Richard Strauss was a German pianist, composer, and conductor born in Germany in 1864. His father was a professional musician, and Richard himself started taking piano lessons at the age of four. This was followed by composition and the violin classes starting from the age of eleven. While studying, he saw two productions of Wagner’s operas that made a significant impression on him. After graduating from the Ludwigsgymnasium in 1882, Strauss briefly studied art history and philosophy. Vocationally, however, he would continue to work in the musical milieu. Firstly, by becoming the assistant conductor at the Meiningen Court Orchestra.
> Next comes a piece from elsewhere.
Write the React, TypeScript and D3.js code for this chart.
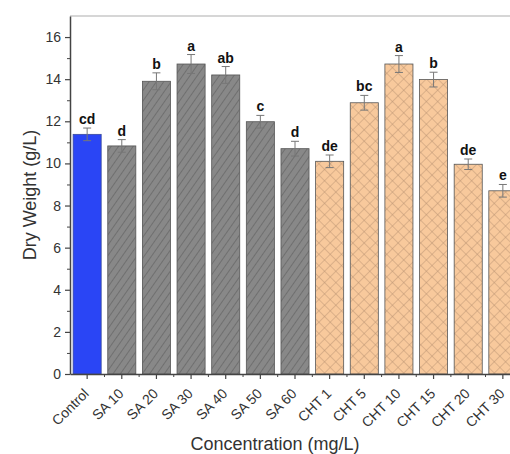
import { useEffect, useRef } from 'react';
import * as d3 from 'd3';

const WIDTH = 510;
const HEIGHT = 454;
const MARGIN = { top: 16, right: -10, bottom: 80, left: 70 };

const categories = ['Control', 'SA 10', 'SA 20', 'SA 30', 'SA 40', 'SA 50', 'SA 60',
  'CHT 1', 'CHT 5', 'CHT 10', 'CHT 15', 'CHT 20', 'CHT 30'];
const dryWeight = [11.38, 10.83, 13.9, 14.72, 14.2, 11.98, 10.7, 10.1, 12.88, 14.72, 13.98, 9.96, 8.7];
const errors = [0.3, 0.3, 0.4, 0.45, 0.4, 0.3, 0.35, 0.3, 0.35, 0.4, 0.35, 0.25, 0.3];
const letters = ['cd', 'd', 'b', 'a', 'ab', 'c', 'd', 'de', 'bc', 'a', 'b', 'de', 'e'];
const groups = ['control', 'sa', 'sa', 'sa', 'sa', 'sa', 'sa', 'cht', 'cht', 'cht', 'cht', 'cht', 'cht'];
const yTicks = [0, 2, 4, 6, 8, 10, 12, 14, 16];

const FONT = 'Arial, "Liberation Sans", sans-serif';

export default function App() {
  const svgRef = useRef<SVGSVGElement>(null);
  const boundsWidth = WIDTH - MARGIN.left - MARGIN.right;
  const boundsHeight = HEIGHT - MARGIN.top - MARGIN.bottom;

  useEffect(() => {
    if (!svgRef.current) return;
    const svg = d3.select(svgRef.current);
    svg.selectAll('*').remove();

    // motifs de remplissage
    const defs = svg.append('defs');
    const hatch = defs.append('pattern')
      .attr('id', 'hatch')
      .attr('patternUnits', 'userSpaceOnUse')
      .attr('width', 6).attr('height', 6)
      .attr('patternTransform', 'rotate(35)');
    hatch.append('rect').attr('width', 6).attr('height', 6).attr('fill', '#888888');
    hatch.append('line').attr('x1', 0).attr('y1', 0).attr('x2', 0).attr('y2', 6)
      .attr('stroke', '#666').attr('stroke-width', 1.5);

    const cross = defs.append('pattern')
      .attr('id', 'cross')
      .attr('patternUnits', 'userSpaceOnUse')
      .attr('width', 8).attr('height', 8)
      .attr('patternTransform', 'rotate(45)');
    cross.append('rect').attr('width', 8).attr('height', 8).attr('fill', '#f8c99c');
    cross.append('line').attr('x1', 0).attr('y1', 0).attr('x2', 0).attr('y2', 8)
      .attr('stroke', '#b5916f').attr('stroke-width', 0.9);
    cross.append('line').attr('x1', 0).attr('y1', 0).attr('x2', 8).attr('y2', 0)
      .attr('stroke', '#b5916f').attr('stroke-width', 0.9);

    const fills: Record<string, string> = {
      control: '#2a45f5',
      sa: 'url(#hatch)',
      cht: 'url(#cross)',
    };

    const x = d3.scaleBand().domain(categories).range([0, boundsWidth]).paddingInner(0.19).paddingOuter(0.09);
    const y = d3.scaleLinear().domain([0, 17]).range([boundsHeight, 0]);

    const g = svg.append('g').attr('transform', `translate(${MARGIN.left}, ${MARGIN.top})`);

    // cadre haut
    g.append('line')
      .attr('x1', 0).attr('x2', boundsWidth + 20)
      .attr('y1', 0).attr('y2', 0)
      .attr('stroke', '#d6d6d6').attr('stroke-width', 2);

    // barres
    g.selectAll('.bar')
      .data(categories)
      .join('rect')
      .attr('class', 'bar')
      .attr('x', d => x(d)!)
      .attr('y', (_, i) => y(dryWeight[i]))
      .attr('width', x.bandwidth())
      .attr('height', (_, i) => y(0) - y(dryWeight[i]))
      .attr('fill', (_, i) => fills[groups[i]])
      .attr('stroke', (_, i) => groups[i] === 'control' ? '#3a4a9a' : '#555')
      .attr('stroke-width', 0.8);

    // barres d'erreur
    const eb = g.selectAll('.err').data(categories).join('g').attr('class', 'err')
      .attr('stroke', '#777').attr('stroke-width', 1);
    eb.append('line')
      .attr('x1', d => x(d)! + x.bandwidth() / 2)
      .attr('x2', d => x(d)! + x.bandwidth() / 2)
      .attr('y1', (_, i) => y(dryWeight[i] - errors[i]))
      .attr('y2', (_, i) => y(dryWeight[i] + errors[i]));
    eb.append('line')
      .attr('x1', d => x(d)! + x.bandwidth() / 2 - 4)
      .attr('x2', d => x(d)! + x.bandwidth() / 2 + 4)
      .attr('y1', (_, i) => y(dryWeight[i] + errors[i]))
      .attr('y2', (_, i) => y(dryWeight[i] + errors[i]));
    eb.append('line')
      .attr('x1', d => x(d)! + x.bandwidth() / 2 - 4)
      .attr('x2', d => x(d)! + x.bandwidth() / 2 + 4)
      .attr('y1', (_, i) => y(dryWeight[i] - errors[i]))
      .attr('y2', (_, i) => y(dryWeight[i] - errors[i]));

    // lettres
    g.selectAll('.letter')
      .data(categories)
      .join('text')
      .attr('class', 'letter')
      .attr('x', d => x(d)! + x.bandwidth() / 2)
      .attr('y', (_, i) => y(dryWeight[i] + errors[i]) - 4)
      .attr('text-anchor', 'middle')
      .style('font-family', FONT)
      .style('font-size', '14px')
      .style('font-weight', 'bold')
      .style('fill', '#111')
      .text((_, i) => letters[i]);

    // axe Y
    const yAxis = g.append('g')
      .call(d3.axisLeft(y).tickValues(yTicks).tickSize(5).tickSizeOuter(0).tickPadding(4));
    yAxis.select('.domain').attr('stroke', '#444').attr('stroke-width', 1.5);
    yAxis.selectAll('.tick line').attr('stroke', '#444').attr('stroke-width', 1.2);
    yAxis.selectAll('text')
      .style('font-family', FONT).style('font-size', '14px').style('fill', '#333');
    g.append('g')
      .call(d3.axisLeft(y).tickValues(d3.range(1, 17, 2)).tickSize(3).tickFormat(() => ''))
      .call(s => s.select('.domain').remove())
      .selectAll('.tick line').attr('stroke', '#444');

    // axe X
    const xAxis = g.append('g')
      .attr('transform', `translate(0, ${boundsHeight})`)
      .call(d3.axisBottom(x).tickSize(5).tickSizeOuter(0).tickPadding(5));
    xAxis.select('.domain').attr('stroke', '#444').attr('stroke-width', 1.5);
    xAxis.selectAll('.tick line').attr('stroke', '#444').attr('stroke-width', 1.2);
    xAxis.selectAll('text')
      .style('font-family', FONT).style('font-size', '14px').style('fill', '#333')
      .attr('text-anchor', 'end')
      .attr('dx', '-0.9em')
      .attr('dy', '0.45em')
      .attr('transform', 'rotate(-45)');
    // ticks mineurs entre les barres
    g.append('g')
      .attr('transform', `translate(0, ${boundsHeight})`)
      .selectAll('line')
      .data(categories.slice(1))
      .join('line')
      .attr('x1', d => x(d)! - (x.step() - x.bandwidth()) / 2)
      .attr('x2', d => x(d)! - (x.step() - x.bandwidth()) / 2)
      .attr('y1', 0).attr('y2', 3)
      .attr('stroke', '#444');

    // titres des axes
    svg.append('text')
      .attr('transform', `translate(36, 195) rotate(-90)`)
      .attr('text-anchor', 'middle')
      .style('font-family', FONT).style('font-size', '18px').style('fill', '#333')
      .text('Dry Weight (g/L)');
    svg.append('text')
      .attr('x', 275)
      .attr('y', 450)
      .attr('text-anchor', 'middle')
      .style('font-family', FONT).style('font-size', '18px').style('fill', '#333')
      .text('Concentration (mg/L)');
  }, [boundsWidth, boundsHeight]);

  return (
    <svg ref={svgRef} width={WIDTH} height={HEIGHT}
      style={{ position: 'absolute', left: 0, top: 0, background: '#fff' }} />
  );
}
Later, he was appointed as the interim-leader of the orchestra when his boss and mentor Hans von Bülow suddenly quit his position. This brief period of Strauss’s musical life was marked by a true fascination with composer Johannes Brahms. A few years after meeting and marrying the love of his life, soprano Pauline de Ahna, he composed his first opera, Guntram, in 1894. It was not well received, but pushed him towards the forefront of the musical scene. When his first symphonic poem Don Juan premiered, it received great acclaim.  

In 1894, after the Guntram debacle, he conducted Wagner’s Tannhäuser with Pauline singing the lead role of Elizabeth. He then assumed the role of lead conductor at the Berlin State Opera and stayed there for 15 years. WWII proved to be exceedingly difficult for Strauss and his family, especially when part of his daughter-in-law's family was deported and murdered, even though he had tried to intervene to prevent the tragedy. He was not popular with Nazi officials, but was left alone because of Nazi Germany’s interest in supporting German composers and musicians. The aftermath of the war was not a prosperous one: like most Germans, Strauss’s assets and money were seized, and he left the country to settle in Switzerland with Pauline. Even though he was over 80, he had to continue working as he needed income to live. In 1948, he was hospitalized due to a bladder infection, and he never fully recovered. Soon after, he died from a heart attack and kidney failure.  

Despite Richard Strauss’ difficult final years marked by distress and financial instability, he managed to leave a great legacy behind. He has undeniably influenced many 20th musicians and composers. His most celebrated works include his operas Salome, Elektra, Der Rosenkavalier, his Lieder, especially his Last Four Songs, his symphonic poems including Sprach Zarathustra, Don Juan, Death and Transfiguration, Till Eulenspiegel's Merry Pranks, An Alpine Symphony, and many other instrumental works.